I waited to publish a full review of AMC’s Preacher until the first season was finished, and I don’t regret it. After watching the series through three full times I can say, with confidence, that this show operated as a definitive guide on how to adapt a comic book.
It Makes Significant Changes to the Source Material
That being said, it was a adaptation that took a calculated risk of throwing the key elements of the Preacher comic in a blender and shook them up so that fans of the comics could hardly recognize it. The characters are there in all their glory, but it doesn’t begin to cross into the first pages of the comic until the very end of the season. This is the opposite approach of most adaptations these days, where say (like AMC’s other comic book adaptation, The Walking Dead) they almost do a shot for shot adaptation while mixing up some key scenes (like character deaths). In many ways those adaptations fail to capture the spirit of the comics by merely homaging them and then make silly story telling decision by mixing up key deaths and story points as a way to keep things interesting for fans of the comics. On both points it tends to make the intervening meat of the series boring for fans while upsetting purists (and sometimes good story form) by not staying true to the key moments.
This however, works in Preacher because they keep the core of the characters, and the fantastic art direction and style of the comics while providing a whole new prologue for the original comics. It provides us a real origin story for all the characters.
It’s a Tonal Masterpiece
In many regards, most series fail to establish a solid atmosphere. You can understand that Friends is a comedy and that Game of Thrones is a brooding, violent melodrama, but it’s incredibly hard to create the moody, dark, and irreverent tone of Preacher and not come off as amateurish, too Tim Burtony, or unserious. Just recently I can point to Suicide Squad as an example of a movie that tries, and fails, to create that tone. Preacher manages to maintain this through varying levels of hyper-realistic violence, absurdist dark comedy, taking fantastical elements at face value, and through very inventive camera work and color scheme. The series just carries this atmosphere like walking into a hot sauna. It permeates every level of the show and never relents. Even series that were inspired by the original comic shift violently in tone as their series progressed (Looking at you Buffy the Vampire Slayer).
The Series Stays Weird
If you’ve read any of Garth Ennis’s writings, you know that his comics get pretty weird and are very much comic book stories. They’re not grounded in reality, but a hyper reality. It seems real until you realized one of the characters is a irish vampire that really hates The Big Lebowski. It actually hard to undersell the influence of the source material in a ton of other works, like Supernatural, and Buffy the Vampire Slayer. So, in some regard the series doesn’t feel as original as it should because we’ve seen this schtick before, but the series amps up the weirdness — and is unapologetic about it — while at the same time proposing super hard hitting questions around faith, belief in God, the supernatural, and if there really is such a thing as morality. Its this combination of the fantastical with the darkness of life that makes the series such a dense thing to swallow. Now we will be delving into spoiler territory.

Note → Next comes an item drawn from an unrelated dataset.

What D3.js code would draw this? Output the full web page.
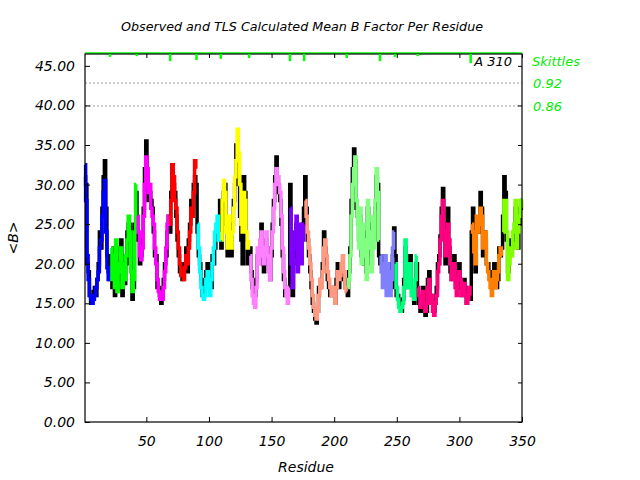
<!DOCTYPE html>
<html><head><meta charset="utf-8">
<script src="https://cdn.jsdelivr.net/npm/d3@7"></script>
<style>
html,body{margin:0;padding:0;background:#fff;}
text{font-family:"DejaVu Sans",sans-serif;font-style:italic;}
</style></head>
<body>
<svg id="chart" width="640" height="480"></svg>
<script>
// ---------- data ----------
const segmentStarts = [1, 22, 43, 69, 91, 110, 133, 165, 177, 211, 237, 249, 267, 310, 335];
const segmentColors = ["#0000ff","#00ff00","#ff00ff","#ff0000","#00ffff","#ffff00","#ff80ff","#8000ff",
                       "#ff9980","#80ff80","#8080ff","#00ff80","#ff0080","#ff8000","#80ff00"];
// TLS calculated mean B per residue (1..350)
const tlsCalc = [
 32.5,28,21,18,16,15.5,15,15.5,16,17,18,19,22,23,26,29,30.5,24,19.5,18,18.5,
 22,18,21,17,23,16.5,20,19,22,17,20,18,21,23,26,24,19,16.5,18,24,30,
 26,24,21,20.5,22,26,30,33.5,32,29,30,27,26,25,22,20,18,16.5,15.5,16,15.5,17,19,22,25,26,
 25,28,32.5,31,28,27,24,22,20,18.5,19,18,19.5,21,20,22,24,27,26,29,33,32,
 25,22,19,17,16,15.5,16,18,19,17,16,18,20,22,24,25,26,23,24,
 23,28,30.5,29,24,22,26,23,22,24,27,31,33,37,34,30,25,24,29,28,24,22,23,
 21,18,16,15,14.5,17,22,20,23,24,21,20,22,24,21,19,18,22,24,27,30,32,31,30,29,26,22,19,17,16,15,17,
 27,20,17,22,24,26,19,22,25,20,23,25,
 28,26,24,22,20,18,16,14.5,13.5,13,14,16,18,17,19,22,23,21,19,18,17,16,17,16,15,17,19,18,18.5,20,21,19,17,16.5,
 17,18,21,26,30,32,33.5,28,25,22,27,20,25,21,23,18,28,22,24,19,26,22,28,32,29,23,
 21,19,17,20,21,16,20,19,16,18,22,24,
 20,17,15.5,14.5,14,14.5,15,17,23,20,17,19,20,16,17,15.5,18,21,
 17,16,14.5,15,16.5,15,14,15,17,18,15,16,14,13.5,15,16,19,20,23,26,28,24,21,22,25,23,20,18,19,20,17,16,18,19,18,16,17,17.5,16,15,15.5,17,16,
 25,24,21.5,20,26,24,25,27,26,22,23,24,20,19,18,17,16,18,19,17,18,19,21,22,21,
 24,28,28,24,18,20,22,21,24,25,28,22,24,26,28,27
];
// Observed mean B per residue (1..350)
const observed = [
 31,30,20,19,16,15,16,16.5,17,16,18,20,24,22,27,31,33,27,21,19,18,
 21,17,22,16,22,17,21,18,23,16,21,17.5,20,24,25,25,20,15.5,17,25,29,
 25,23,20,21,23,27,32,35.5,31,28,29,28,27,24,21,21,17,17,16,15,16,18,20,21,24,26,
 24,29,32.5,30,29,26,23,21,19,19,18,20,19,22,19,23,25,28,27,30,31,30,
 24,21,20,18,16,16,17,19,20,18,17,17,21,20,22,24,25,25,28,
 22,27,29,30,25,21,25,22,21,25,28,30,35,32,31,26,23,20,31,29,23,20,22,
 22,19,17,16,16,18,21,21,22,25,20,19,21,23,22,20,18,21,25,28,31,33.5,31,29,28,25,21,18,16,16,16,17,
 30,19,16,21,23,25,20,21,24,22,25,27,
 31,27,23,21,19,17,15,14,13,12.5,14,17,17,18,20,24,22,20,18,17,16,17,16,17,15,18,20,17,19,20,19,18,17,17,
 16,19,22,28,32,34.5,33,27,26,23,26,21,24,20,24,19,27,21,25,20,25,23,27,31,30,21,
 20,20,19,21,20,17,19,20,17,17,21,24.5,
 21,16,16,15,14.5,14,15.5,18,22,19,17,18,21,17,16,15,17,20,
 16,15,14,16,17,16,13.5,14,18,19,16,15,15,14,16,17,20,21,23.5,27,29.5,25,20,23,27,22,19,18,20,21,18,17,17,20,17,16,18,18,17,15,16,16,15.5,
 24,27,22,19,25,25,24,29,27,21,24,23,20,20,19,18,17,17,20,18,17,18,22,21,22,
 26,31,29,23,19,21,23,22,23,24,27,23,22,25,27,28
];
// Skittles markers at segment boundaries (residue, value)
const skittleResidues = [21, 42.3, 69, 90, 109.4, 132, 164.7, 176, 210, 236.6, 248.6, 266.7, 309];
const skittleValues   = [0.988, 0.990, 0.977, 0.980, 0.983, 0.985, 0.977, 0.977, 0.985, 0.977, 0.988, 0.990, 0.972];
const skittleTicks = [0.92, 0.86];
const yTicks = [0,5,10,15,20,25,30,35,40,45];
const xTicks = [50,100,150,200,250,300,350];
const chartTitle = "Observed and TLS Calculated Mean B Factor Per Residue";
const chainLabel = "A 310";

// ---------- drawing ----------
const svg = d3.select("#chart");
const L = 85, R = 522, T = 54, B = 422;
const x = d3.scaleLinear().domain([1, 350]).range([L, R]);
const y = d3.scaleLinear().domain([0, 46.5]).range([B, T]);
const ys = d3.scaleLinear().domain([0.86, 0.92]).range([106, 83]);

svg.append("text").attr("x", 302).attr("y", 31).attr("text-anchor","middle")
  .attr("font-size", 12.7).text(chartTitle);

// dotted skittle reference lines
svg.selectAll("line.skref").data(skittleTicks).enter().append("line")
  .attr("x1", L).attr("x2", R).attr("y1", d=>ys(d)).attr("y2", d=>ys(d))
  .attr("stroke", "#999").attr("stroke-width", 1).attr("stroke-dasharray", "2,2");

const residues = d3.range(1, 351);
const line = d3.line().x(d=>x(d[0])).y(d=>y(d[1])).curve(d3.curveStep);

// observed (black)
svg.append("path").datum(residues.map(r=>[r, observed[r-1]]))
  .attr("d", line).attr("fill","none").attr("stroke","#000").attr("stroke-width",3.5);

// TLS calculated per segment
segmentStarts.forEach((s, i) => {
  const e = i < segmentStarts.length-1 ? segmentStarts[i+1]-1 : 350;
  const pts = d3.range(s, e+1).map(r=>[r, tlsCalc[r-1]]);
  svg.append("path").datum(pts).attr("d", line).attr("fill","none")
    .attr("stroke", segmentColors[i]).attr("stroke-width", 3.5);
});

// frame and axes
svg.append("line").attr("x1", L).attr("x2", R).attr("y1", T-1).attr("y2", T-1)
  .attr("stroke","#00ff00").attr("stroke-width",1.5);
svg.append("rect").attr("x", L).attr("y", T).attr("width", R-L).attr("height", B-T)
  .attr("fill","none").attr("stroke","#000").attr("stroke-width",1.2);

const gl = svg.append("g").attr("transform", `translate(${L},0)`)
  .call(d3.axisLeft(y).tickValues(yTicks).tickSize(-5).tickPadding(10).tickFormat(d3.format(".2f")));
const gr = svg.append("g").attr("transform", `translate(${R},0)`)
  .call(d3.axisRight(y).tickValues(yTicks).tickSize(-4).tickFormat(""));
const gb = svg.append("g").attr("transform", `translate(0,${B})`)
  .call(d3.axisBottom(x).tickValues(xTicks).tickSize(-5).tickPadding(14));
const gt = svg.append("g").attr("transform", `translate(0,${T})`)
  .call(d3.axisTop(x).tickValues(xTicks).tickSize(-4).tickFormat(""));
[gl, gr, gb, gt].forEach(g => {
  g.select(".domain").remove();
  g.selectAll("text").attr("font-size", 14).attr("fill","#000")
    .attr("font-family","'DejaVu Sans',sans-serif").attr("font-style","italic");
});

// skittle hanging ticks
svg.selectAll("line.sk").data(skittleResidues).enter().append("line")
  .attr("x1", d=>x(d)).attr("x2", d=>x(d))
  .attr("y1", T).attr("y2", (d,i)=>ys(skittleValues[i]))
  .attr("stroke","#00ff00").attr("stroke-width",2.5);

// labels
svg.append("text").attr("x", 512).attr("y", 66).attr("text-anchor","end")
  .attr("font-size", 13).text(chainLabel);
svg.append("text").attr("x", 532).attr("y", 66).attr("font-size", 13).attr("fill","#00ee00").text("Skittles");
svg.selectAll("text.skl").data(skittleTicks).enter().append("text")
  .attr("x", 533).attr("y", d=>ys(d)+5).attr("font-size", 13).attr("fill","#00ee00")
  .text(d=>d.toFixed(2));

svg.append("text").attr("x", 306).attr("y", 472).attr("text-anchor","middle")
  .attr("font-size", 14).text("Residue");
svg.append("text").attr("transform","translate(18,238) rotate(-90)").attr("text-anchor","middle")
  .attr("font-size", 14).text("<B>");
</script>
</body></html>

I’m Not Happy with the Finale
The series did a fantastic job developing the minor characters. The main three, Jesse, Tulip, and Cassidy, are hard not to love, but making me invested in Sheriff Root, the church lady Emily, and Odin Quincannon was a masterful feat. That being said, to still leave them underdeveloped for me to want to see more of them, and then to kill the whole town really irritated me, and not in the good way. How can you take a great supporting cast (I mean, c’mon, you have Jackie Earle Haley acting the hell out of the material), and you just up and kill them all in the finale? I understand that the series can’t be anchored in Annville, but there’s no need to kill them all.
Addendum: Yes, I am aware that Buffy predated Preacher by a few years, but it’s obvious to me that this must have been a comic on Whedon’s pull list once it started coming out.